The Plaintiff respectfully submits this Memorandum in Opposition to Defendants’ Motion for Summary Judgment. For the reasons discussed hereinbelow, Defendants’ Summary Judgment Motion should be denied. Also, the plaintiff moves to amend the complaint to add the charges of trespass and encroachment to the original charge of private nuisance. The plaintiff seeks an injunction and punitive damages in the suit.

UNDISPUTED FACTS

The Defendant, Mark Davis, who lives at 125 Elm Street, Baltimore, Md, 21001, shares a property line with the Plaintiff, Lisa Johnson, who lives at 123 Elm Street, Baltimore, Md, 21001. Mr. Davis purchased his property in 2015. He has used it primarily as a rental property. In December 2024, Mr. Davis began building a wooden fence along the adjoining boundary line of his property and Ms. Johnson’s property. The fence was built several feet onto Ms. Johnson’s property, encroaching on her property and obstructing her from accessing a portion of her backyard. During construction, Ms. Johnson alerted him that the fence was several feet into her property. Ms. Johnson made several requests to Mr. Davis to fix the encroachment. Mr. Davis has refused to relocate the fence.

STANDARD OF REVIEW

In ruling on motions for summary judgment, the Maryland standard is for the court to look at the issue in the light most favorable to the non-moving party, which in this case is the plaintiff. Ayala v. Lee, 215 Md. App. 457, 467, 81 A.3d 584, 590 (2013). Furthermore, summary judgment can only be granted when there is no question of fact, no matter how slight. Id.

The court considers the question of whether a nuisance exists to be both a question of law for the court and a question of fact for the jury to decide. 17 M.L.E. Nuisances § 33 (2026). The court decides if the case meets the elements of a nuisance, and the jury decides “whether the alleged nuisance caused the losses complained of, whether the defendant participated in maintaining the nuisance, whether damages suffered were a direct result of the nuisance.” Id.

ARGUMENTS

1. The plaintiff has presented genuine issues of fact, regarding the nuisance created by the defendant, and has established the elements of a private nuisance case.

    A nuisance, broadly, includes things or actions that interfere with the enjoyment or reasonable use of a property. 17 M.L.E. Nuisances § 1 (2026). Ms. Johnson cannot access part of her property due to the fence constructed by Mr. Davis. Thus the fence obstructs Ms. Johnson from the use and enjoyment of her property, meeting the legal standard for a nuisance. Id.

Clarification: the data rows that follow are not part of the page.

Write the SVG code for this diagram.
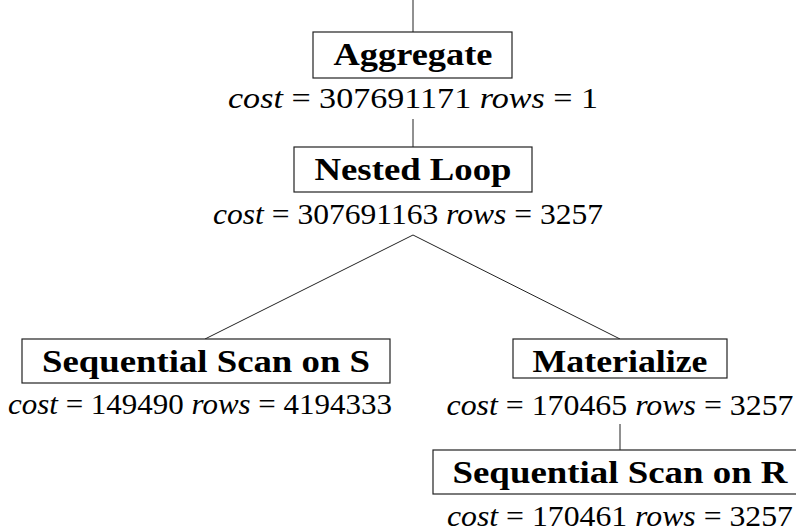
<svg xmlns="http://www.w3.org/2000/svg" width="796" height="531" viewBox="0 0 796 531">
<style>
.box{fill:#fff;stroke:#222;stroke-width:1.2}
.edge{stroke:#222;stroke-width:1;fill:none}
.t{font-family:"Liberation Serif",serif;font-weight:bold;font-size:31px;fill:#000;text-anchor:middle}
.m{font-family:"Liberation Serif",serif;font-size:30px;fill:#000;text-anchor:middle}
.i{font-style:italic}
</style>
<rect width="796" height="531" fill="#fff"/>
<g id="connectors">
<line class="edge" x1="413" y1="0" x2="413" y2="32"/>
<line class="edge" x1="413" y1="119" x2="413" y2="147"/>
<line class="edge" x1="413" y1="235" x2="205" y2="339"/>
<line class="edge" x1="413" y1="235" x2="620" y2="339"/>
<line class="edge" x1="620" y1="424" x2="620" y2="450"/>
</g>
<g id="aggregate">
<rect class="box" x="313" y="32" width="199" height="46"/>
<text class="t" x="413" y="65" textLength="159" lengthAdjust="spacingAndGlyphs">Aggregate</text>
<text class="m" x="413" y="108" textLength="370" lengthAdjust="spacingAndGlyphs"><tspan class="i">cost</tspan> = 307691171 <tspan class="i">rows</tspan> = 1</text>
</g>
<g id="nested-loop">
<rect class="box" x="294" y="147" width="238" height="45"/>
<text class="t" x="413" y="180" textLength="197" lengthAdjust="spacingAndGlyphs">Nested Loop</text>
<text class="m" x="408" y="224" textLength="390" lengthAdjust="spacingAndGlyphs"><tspan class="i">cost</tspan> = 307691163 <tspan class="i">rows</tspan> = 3257</text>
</g>
<g id="seqscan-s">
<rect class="box" x="22" y="339" width="368" height="44"/>
<text class="t" x="206" y="372" textLength="328" lengthAdjust="spacingAndGlyphs">Sequential Scan on S</text>
<text class="m" x="200" y="414" textLength="384" lengthAdjust="spacingAndGlyphs"><tspan class="i">cost</tspan> = 149490 <tspan class="i">rows</tspan> = 4194333</text>
</g>
<g id="materialize">
<rect class="box" x="513" y="339" width="214" height="39"/>
<text class="t" x="620" y="372" textLength="175" lengthAdjust="spacingAndGlyphs">Materialize</text>
<text class="m" x="620" y="415" textLength="347" lengthAdjust="spacingAndGlyphs"><tspan class="i">cost</tspan> = 170465 <tspan class="i">rows</tspan> = 3257</text>
</g>
<g id="seqscan-r">
<rect class="box" x="433" y="450" width="373" height="44"/>
<text class="t" x="620" y="483" textLength="335" lengthAdjust="spacingAndGlyphs">Sequential Scan on R</text>
<text class="m" x="620" y="526" textLength="346" lengthAdjust="spacingAndGlyphs"><tspan class="i">cost</tspan> = 170461 <tspan class="i">rows</tspan> = 3257</text>
</g>
</svg>
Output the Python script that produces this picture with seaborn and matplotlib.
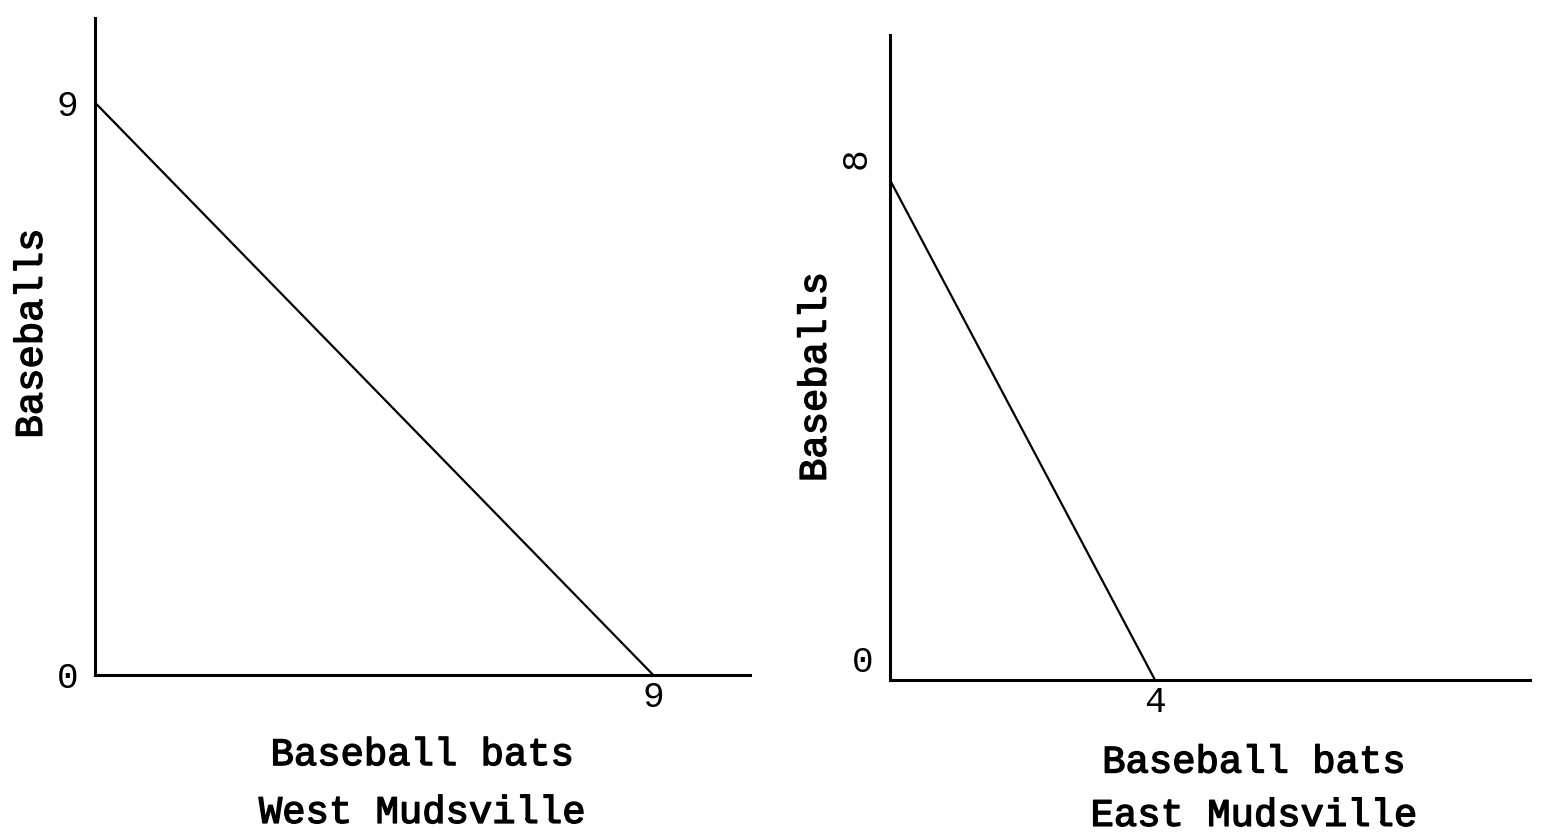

    In further defining a private nuisance, Maryland law requires a two-part test: “(1) viewing the defendant's activity, was the interference unreasonable and substantial? and (2) viewing the plaintiff's alleged harm, was the inconvenience or harm caused by the interference objectively reasonable?” Blue Ink v. Two Farms, Inc., 218 Md. App. 77, 94, 96 A.3d 810, 821 (2014).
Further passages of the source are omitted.